Correctly parsing CSV files is more tricky than it might seem at the first sight, you'd need at least:
- Honour the original text encoding
- Make sure you can import escaped delimiters, i.e.: 23,10/02/2010,"hello, world",34.5
- Apply correct date format and decimal point format depending on the file locale
- Treat the quotes correctly
If it's a quick task I suggest using an existing library, there is at least two open-source CSV libs for Java with a very similar API:
- Java CSV Library
- OpenCSV
I've tried both starting with OpenCSV and it threw a OutOfMemory exception when just evaluating a file line by line since I had a 600MB CSV file. Apparently there is a memory leak in the current lib.
I didn't have time to debug, so I just switched to Java CSV since the have surprisingly similar API's for basic operations and it worked like a charm.

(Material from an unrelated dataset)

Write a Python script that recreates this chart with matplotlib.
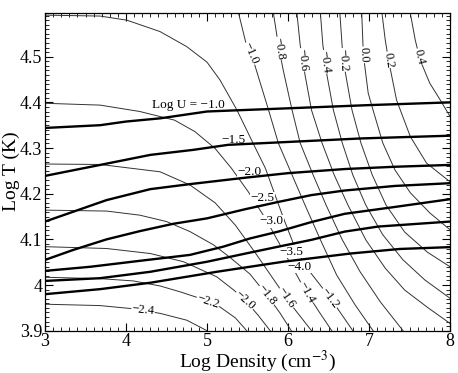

Java CSV would allow you accessing columns either by index or column name (in case there's a header within the file).
UPDATE
Using Java CSV Lib you'll have to do something along these lines to access individual rows (quick'n'dirty, might not compile):
import com.csvreader.CsvReader;
class Parser {
public static void main (String [] args) throws Throwable {
CsvReader reader = new CsvReader("input file name.csv",
',' /* delimiter */ );
while (reader.readRecord()) {
// full row, you can use regex to find
// any rows you specifically want
String row = reader.getRawRecord();
// get value of the first field
String col = reader.get(0);
// gets array of fields
String[] cols[] = reader.getValues();
}
reader.close();
}
}